** BEGIN **
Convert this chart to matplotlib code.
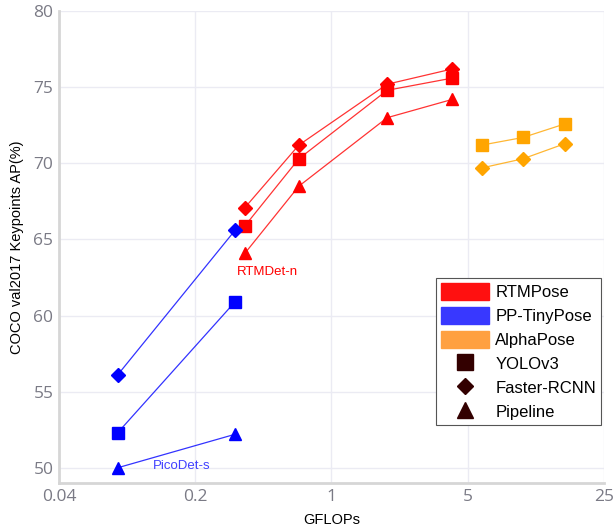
import matplotlib
matplotlib.use("Agg")
import matplotlib.pyplot as plt
from matplotlib.patches import Patch
from matplotlib.lines import Line2D

# ---- data ----
rtm_x = [0.36, 0.68, 1.93, 4.16]
rtm_yolo = [65.9, 70.3, 74.8, 75.6]
rtm_frcnn = [67.1, 71.2, 75.2, 76.2]
rtm_pipe = [64.1, 68.5, 73.0, 74.2]

pp_x = [0.08, 0.32]
pp_yolo = [52.3, 60.9]
pp_frcnn = [56.1, 65.6]
pp_pipe = [50.0, 52.2]

ap_x = [5.9, 9.6, 15.8]
ap_yolo = [71.2, 71.7, 72.6]
ap_frcnn = [69.7, 70.3, 71.3]

xticks = [0.04, 0.2, 1, 5, 25]
xticklabels = ["0.04", "0.2", "1", "5", "25"]
yticks = [50, 55, 60, 65, 70, 75, 80]

RED = "#ff0000"
BLUE = "#0000ff"
ORANGE = "#ffa500"

fig = plt.figure(figsize=(6.13, 5.31), dpi=100)
ax = fig.add_axes([0.0962, 0.0904, 0.8891, 0.8886])

def series(x, y, color, marker, ms):
    ax.plot(x, y, color=color, lw=0.9, alpha=0.8, zorder=2)
    ax.plot(x, y, ls="none", marker=marker, color=color, ms=ms, mec=color, zorder=3)

series(rtm_x, rtm_pipe, RED, "^", 9)
series(rtm_x, rtm_yolo, RED, "s", 9)
series(rtm_x, rtm_frcnn, RED, "D", 7)
series(pp_x, pp_pipe, BLUE, "^", 9)
series(pp_x, pp_yolo, BLUE, "s", 9)
series(pp_x, pp_frcnn, BLUE, "D", 7)
series(ap_x, ap_yolo, ORANGE, "s", 9)
series(ap_x, ap_frcnn, ORANGE, "D", 7)

ax.text(0.47, 62.85, "RTMDet-n", color=RED, fontsize=9.5, ha="center", va="center",
        family="Liberation Sans")
ax.text(0.17, 50.1, "PicoDet-s", color="#4040ff", fontsize=9.5, ha="center", va="center",
        family="Liberation Sans")

ax.set_xscale("log")
ax.set_xlim(0.04, 25)
ax.set_ylim(49, 80)
ax.set_xticks(xticks)
ax.set_xticklabels(xticklabels)
ax.minorticks_off()
ax.set_yticks(yticks)
ax.tick_params(length=0, labelsize=12.5, labelcolor="#7a7a85", pad=4)
for lab in ax.get_xticklabels() + ax.get_yticklabels():
    lab.set_family("Open Sans")
ax.grid(True, color="#ebebf3", lw=1)
ax.set_axisbelow(True)
for s in ["top", "right"]:
    ax.spines[s].set_visible(False)
for s in ["left", "bottom"]:
    ax.spines[s].set_color("#d6d6d6")
    ax.spines[s].set_linewidth(2)

ax.set_xlabel("GFLOPs", fontsize=10.5, family="Liberation Sans", labelpad=6)
ax.set_ylabel("COCO val2017 Keypoints AP(%)", fontsize=10.5, family="Liberation Sans", labelpad=7)

handles = [
    Patch(facecolor="#ff1010", edgecolor="#ff1010", label="RTMPose"),
    Patch(facecolor="#3838ff", edgecolor="#3838ff", label="PP-TinyPose"),
    Patch(facecolor="#ffa040", edgecolor="#ffa040", label="AlphaPose"),
    Line2D([], [], ls="none", marker="s", color="#330000", ms=11, label="YOLOv3"),
    Line2D([], [], ls="none", marker="D", color="#330000", ms=8.5, label="Faster-RCNN"),
    Line2D([], [], ls="none", marker="^", color="#330000", ms=11, label="Pipeline"),
]
leg = ax.legend(handles=handles, loc="upper left", bbox_to_anchor=(0.692, 0.434),
                prop={"family": "Liberation Sans", "size": 12}, frameon=True,
                fancybox=False, edgecolor="#555555", framealpha=1,
                handlelength=2.9, handleheight=1.15, handletextpad=0.35,
                labelspacing=0.42, borderpad=0.3, borderaxespad=0)
leg.get_frame().set_linewidth(0.8)

fig.savefig("out.png", dpi=100)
** END **
▶ _SET PROBLEM_:
Reproduce the data verbatim. Do not carry any picture into the copy.

▶ _CORRECT RESPONSE_:
Convert this chart to matplotlib code.
import matplotlib
matplotlib.use("Agg")
import matplotlib.pyplot as plt
from matplotlib.patches import Patch
from matplotlib.lines import Line2D

# ---- data ----
rtm_x = [0.36, 0.68, 1.93, 4.16]
rtm_yolo = [65.9, 70.3, 74.8, 75.6]
rtm_frcnn = [67.1, 71.2, 75.2, 76.2]
rtm_pipe = [64.1, 68.5, 73.0, 74.2]

pp_x = [0.08, 0.32]
pp_yolo = [52.3, 60.9]
pp_frcnn = [56.1, 65.6]
pp_pipe = [50.0, 52.2]

ap_x = [5.9, 9.6, 15.8]
ap_yolo = [71.2, 71.7, 72.6]
ap_frcnn = [69.7, 70.3, 71.3]

xticks = [0.04, 0.2, 1, 5, 25]
xticklabels = ["0.04", "0.2", "1", "5", "25"]
yticks = [50, 55, 60, 65, 70, 75, 80]

RED = "#ff0000"
BLUE = "#0000ff"
ORANGE = "#ffa500"

fig = plt.figure(figsize=(6.13, 5.31), dpi=100)
ax = fig.add_axes([0.0962, 0.0904, 0.8891, 0.8886])

def series(x, y, color, marker, ms):
    ax.plot(x, y, color=color, lw=0.9, alpha=0.8, zorder=2)
    ax.plot(x, y, ls="none", marker=marker, color=color, ms=ms, mec=color, zorder=3)

series(rtm_x, rtm_pipe, RED, "^", 9)
series(rtm_x, rtm_yolo, RED, "s", 9)
series(rtm_x, rtm_frcnn, RED, "D", 7)
series(pp_x, pp_pipe, BLUE, "^", 9)
series(pp_x, pp_yolo, BLUE, "s", 9)
series(pp_x, pp_frcnn, BLUE, "D", 7)
series(ap_x, ap_yolo, ORANGE, "s", 9)
series(ap_x, ap_frcnn, ORANGE, "D", 7)

ax.text(0.47, 62.85, "RTMDet-n", color=RED, fontsize=9.5, ha="center", va="center",
        family="Liberation Sans")
ax.text(0.17, 50.1, "PicoDet-s", color="#4040ff", fontsize=9.5, ha="center", va="center",
        family="Liberation Sans")

ax.set_xscale("log")
ax.set_xlim(0.04, 25)
ax.set_ylim(49, 80)
ax.set_xticks(xticks)
ax.set_xticklabels(xticklabels)
ax.minorticks_off()
ax.set_yticks(yticks)
ax.tick_params(length=0, labelsize=12.5, labelcolor="#7a7a85", pad=4)
for lab in ax.get_xticklabels() + ax.get_yticklabels():
    lab.set_family("Open Sans")
ax.grid(True, color="#ebebf3", lw=1)
ax.set_axisbelow(True)
for s in ["top", "right"]:
    ax.spines[s].set_visible(False)
for s in ["left", "bottom"]:
    ax.spines[s].set_color("#d6d6d6")
    ax.spines[s].set_linewidth(2)

ax.set_xlabel("GFLOPs", fontsize=10.5, family="Liberation Sans", labelpad=6)
ax.set_ylabel("COCO val2017 Keypoints AP(%)", fontsize=10.5, family="Liberation Sans", labelpad=7)

handles = [
    Patch(facecolor="#ff1010", edgecolor="#ff1010", label="RTMPose"),
    Patch(facecolor="#3838ff", edgecolor="#3838ff", label="PP-TinyPose"),
    Patch(facecolor="#ffa040", edgecolor="#ffa040", label="AlphaPose"),
    Line2D([], [], ls="none", marker="s", color="#330000", ms=11, label="YOLOv3"),
    Line2D([], [], ls="none", marker="D", color="#330000", ms=8.5, label="Faster-RCNN"),
    Line2D([], [], ls="none", marker="^", color="#330000", ms=11, label="Pipeline"),
]
leg = ax.legend(handles=handles, loc="upper left", bbox_to_anchor=(0.692, 0.434),
                prop={"family": "Liberation Sans", "size": 12}, frameon=True,
                fancybox=False, edgecolor="#555555", framealpha=1,
                handlelength=2.9, handleheight=1.15, handletextpad=0.35,
                labelspacing=0.42, borderpad=0.3, borderaxespad=0)
leg.get_frame().set_linewidth(0.8)

fig.savefig("out.png", dpi=100)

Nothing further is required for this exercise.